# START OF DATASET CONTENT

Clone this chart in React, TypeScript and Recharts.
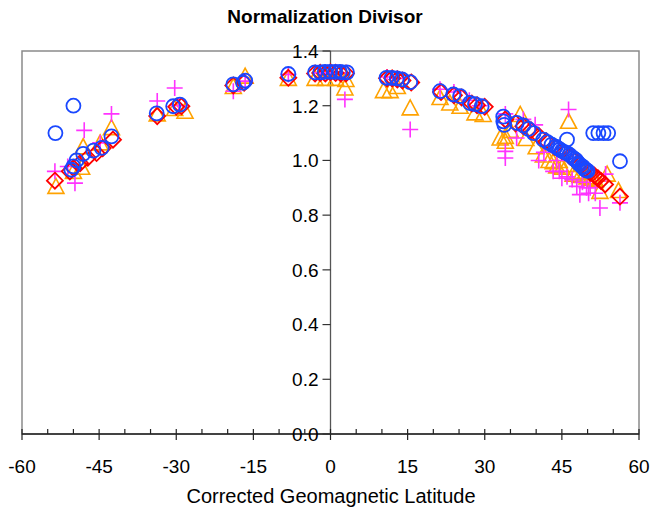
import React from "react";
import { ScatterChart, Scatter, XAxis, YAxis, ReferenceLine, ReferenceArea } from "recharts";

// ---- data ----
const xTicks = [-60, -55, -50, -45, -40, -35, -30, -25, -20, -15, -10, -5, 0, 5, 10, 15, 20, 25, 30, 35, 40, 45, 50, 55, 60];
const yTicks = [0, 0.2, 0.4, 0.6, 0.8, 1.0, 1.2, 1.4];

const triLat = [-53.4, -50, -48.4, -48.1, -44.8, -42.6, -33.7, -30.3, -28.3, -18.9, -16.6, -8.2, -3, -1, 1, 3, 2.8, 10.3, 11.6, 13, 15.5, 21.3, 23.2, 25.2, 28.1, 29.7, 33, 34, 34, 35, 36.9, 38, 40, 41.4, 42.5, 43.3, 44, 44.5, 45, 46.3, 46, 47.2, 48, 48.5, 49.5, 49.9, 50.5, 51, 51.5, 52.4, 53.8, 56];
const triVal = [0.905, 0.96, 0.975, 1.05, 1.064, 1.12, 1.17, 1.19, 1.18, 1.27, 1.308, 1.3, 1.3, 1.3, 1.3, 1.296, 1.265, 1.255, 1.255, 1.27, 1.192, 1.23, 1.21, 1.198, 1.174, 1.168, 1.082, 1.088, 1.07, 1.11, 1.168, 1.08, 1.05, 1.02, 1.0, 0.995, 0.98, 1.0, 0.975, 1.143, 0.985, 0.95, 0.96, 0.945, 0.955, 0.94, 0.935, 0.94, 0.93, 0.887, 0.95, 0.89];

const plusLat = [-53.6, -51.1, -49.7, -47.9, -44.8, -42.6, -33.7, -30.3, -29.5, -18.9, -16.6, -8.2, -2, 0, 2, 2.8, 11, 13, 15.5, 21.3, 24, 27, 29, 34, 34, 34, 36.2, 37.5, 39.8, 40.5, 41.5, 43.3, 44, 44.5, 45, 46, 46.3, 47, 47.9, 48.5, 49, 49.8, 50.2, 50.5, 51.5, 52.4, 53.5, 56.3];
const plusVal = [0.96, 0.978, 0.917, 1.11, 1.064, 1.17, 1.217, 1.265, 1.2, 1.253, 1.29, 1.314, 1.32, 1.32, 1.32, 1.223, 1.305, 1.3, 1.113, 1.26, 1.25, 1.22, 1.2, 1.033, 1.009, 1.17, 1.082, 1.15, 1.13, 1.0, 1.03, 0.96, 1.0, 0.96, 0.935, 0.94, 1.186, 0.93, 0.905, 0.875, 0.92, 0.9, 0.88, 0.9, 0.88, 0.826, 0.95, 0.845];

const diaLat = [-53.6, -50.7, -50.0, -48.7, -47.2, -45.5, -44.3, -42.3, -33.7, -30.0, -29.0, -18.9, -16.8, -8.2, -3, -2, -1, 0, 1, 2, 3, 11, 12, 13, 14, 15.7, 21.5, 24, 25.5, 27.5, 28.5, 30, 34, 36, 37.5, 39, 40.5, 42, 43.5, 45, 46.5, 47.5, 48.5, 49.5, 50.5, 51.3, 52.0, 52.6, 53.4, 56.3];
const diaVal = [0.926, 0.96, 0.972, 0.99, 1.01, 1.027, 1.045, 1.076, 1.162, 1.196, 1.198, 1.274, 1.284, 1.302, 1.318, 1.32, 1.318, 1.322, 1.32, 1.318, 1.318, 1.3, 1.3, 1.296, 1.292, 1.285, 1.25, 1.238, 1.23, 1.208, 1.202, 1.196, 1.15, 1.136, 1.125, 1.11, 1.09, 1.07, 1.05, 1.035, 1.015, 1.0, 0.985, 0.97, 0.955, 0.945, 0.935, 0.925, 0.912, 0.868];

const cirLat = [-53.5, -50.0, -50.4, -50.0, -49.4, -48.1, -46.1, -44.5, -42.6, -33.8, -30.6, -29.3, -18.9, -17.0, -16.6, -8.2, -3.0, -2.0, -1.1, -0.1, 0.9, 1.8, 2.4, 3.2, 10.9, 11.9, 12.9, 13.9, 15.5, 21.3, 23.9, 25.2, 27.1, 28.1, 29.4, 33.6, 33.6, 33.8, 36.2, 37.5, 38.5, 39.5, 41.4, 42.2, 43.0, 43.8, 44.2, 44.6, 45.0, 45.5, 46.0, 46.5, 47.2, 47.5, 47.8, 48.2, 48.5, 48.9, 49.2, 49.5, 49.8, 50.0, 46.0, 51.1, 52.1, 53.1, 54.0, 56.3];
const cirVal = [1.1, 1.2, 0.966, 0.978, 1.0, 1.024, 1.036, 1.046, 1.088, 1.172, 1.198, 1.204, 1.278, 1.284, 1.292, 1.316, 1.322, 1.322, 1.324, 1.324, 1.324, 1.324, 1.322, 1.322, 1.302, 1.302, 1.3, 1.296, 1.286, 1.253, 1.241, 1.235, 1.21, 1.206, 1.198, 1.16, 1.143, 1.13, 1.137, 1.128, 1.115, 1.1, 1.076, 1.067, 1.058, 1.05, 1.045, 1.04, 1.035, 1.03, 1.027, 1.02, 1.009, 1.005, 1.0, 0.99, 0.985, 0.978, 0.975, 0.966, 0.964, 0.962, 1.076, 1.1, 1.1, 1.1, 1.1, 0.997];

const toPts = (xs: number[], ys: number[]) => xs.map((x, i) => ({ x, y: ys[i] }));

// ---- layout ----
const W = 650;
const H = 508;
const X_AXIS_H = 50;
const Y_AXIS_W = 20;
const M = { top: 51, right: 11, bottom: 74 - X_AXIS_H, left: 22 - Y_AXIS_W };
const ZERO_OFF = (W - 22 - 11) / 2;
const FONT = "'Liberation Sans', Arial, sans-serif";

const ORANGE = "#FFA200";
const MAGENTA = "#FF33FF";
const RED = "#FF0000";
const BLUE = "#1A48FF";

const TriShape = (p: any) => {
  const { cx, cy } = p;
  return <polygon points={`${cx},${cy - 8} ${cx - 8},${cy + 7} ${cx + 8},${cy + 7}`} fill="none" stroke={ORANGE} strokeWidth={1.6} />;
};
const PlusShape = (p: any) => {
  const { cx, cy } = p;
  return <path d={`M${cx - 8},${cy}H${cx + 8}M${cx},${cy - 8}V${cy + 8}`} fill="none" stroke={MAGENTA} strokeWidth={1.6} />;
};
const DiaShape = (p: any) => {
  const { cx, cy } = p;
  return <polygon points={`${cx},${cy - 8} ${cx + 8},${cy} ${cx},${cy + 8} ${cx - 8},${cy}`} fill="none" stroke={RED} strokeWidth={1.8} />;
};
const CirShape = (p: any) => {
  const { cx, cy } = p;
  return <circle cx={cx} cy={cy} r={7} fill="none" stroke={BLUE} strokeWidth={1.8} />;
};

const XTick = (p: any) => {
  const { x, y, payload } = p;
  const v = payload.value;
  const major = v % 15 === 0;
  return (
    <g>
      <line x1={x} x2={x} y1={y - 5} y2={major ? y + 6 : y} stroke="#222" strokeWidth={1.2} />
      {major && (
        <text x={x} y={y + 39} textAnchor="middle" fontSize={19} fontFamily={FONT} fill="#000">
          {v}
        </text>
      )}
    </g>
  );
};

const YTick = (p: any) => {
  const { x, y, payload } = p;
  const ax = x + ZERO_OFF;
  return (
    <g>
      <line x1={ax - 8} x2={ax} y1={y} y2={y} stroke="#333" strokeWidth={1.2} />
      <text x={ax - 12} y={y} dy="0.36em" textAnchor="end" fontSize={19} fontFamily={FONT} fill="#000">
        {Number(payload.value).toFixed(1)}
      </text>
    </g>
  );
};

export default function App() {
  return (
    <div style={{ position: "relative", width: W, height: H, background: "#fff" }}>
      <style>{`body{margin:0}`}</style>
      <div
        style={{
          position: "absolute",
          left: 0,
          top: 6,
          width: W,
          textAlign: "center",
          fontFamily: FONT,
          fontWeight: "bold",
          fontSize: 19,
          color: "#000",
        }}
      >
        Normalization Divisor
      </div>
      <div
        style={{
          position: "absolute",
          left: 0,
          top: 485,
          width: W,
          textAlign: "center",
          fontFamily: FONT,
          fontSize: 20,
          color: "#000",
          paddingLeft: 12,
          boxSizing: "border-box",
        }}
      >
        Corrected Geomagnetic Latitude
      </div>
      <div style={{ position: "absolute", left: 0, top: 0 }}>
        <ScatterChart width={W} height={H} margin={M}>
          <ReferenceArea x1={-60} x2={60} y1={0} y2={1.4} fill="none" stroke="#8a8a8a" strokeWidth={1.5} ifOverflow="visible" />
          <XAxis
            type="number"
            dataKey="x"
            domain={[-60, 60]}
            ticks={xTicks}
            interval={0}
            height={X_AXIS_H}
            tickSize={0}
            tickMargin={0}
            tick={<XTick />}
            tickLine={false}
            axisLine={{ stroke: "#222", strokeWidth: 1.5 }}
            allowDataOverflow
          />
          <YAxis
            type="number"
            dataKey="y"
            domain={[0, 1.4]}
            ticks={yTicks}
            interval={0}
            width={Y_AXIS_W}
            tickSize={0}
            tickMargin={0}
            tick={<YTick />}
            tickLine={false}
            axisLine={false}
            allowDataOverflow
          />
          <ReferenceLine x={0} stroke="#555" strokeWidth={1.3} />
          <Scatter data={toPts(triLat, triVal)} shape={<TriShape />} isAnimationActive={false} />
          <Scatter data={toPts(plusLat, plusVal)} shape={<PlusShape />} isAnimationActive={false} />
          <Scatter data={toPts(diaLat, diaVal)} shape={<DiaShape />} isAnimationActive={false} />
          <Scatter data={toPts(cirLat, cirVal)} shape={<CirShape />} isAnimationActive={false} />
        </ScatterChart>
      </div>
    </div>
  );
}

# END OF DATASET CONTENT

JOB: Return the material line for line, from its beginning to the line that contains "YAxis, ReferenceLine, ReferenceArea", with the pictures left out.

FINISHED EXERCISE:
Clone this chart in React, TypeScript and Recharts.
import React from "react";
import { ScatterChart, Scatter, XAxis, YAxis, ReferenceLine, ReferenceArea } from "recharts";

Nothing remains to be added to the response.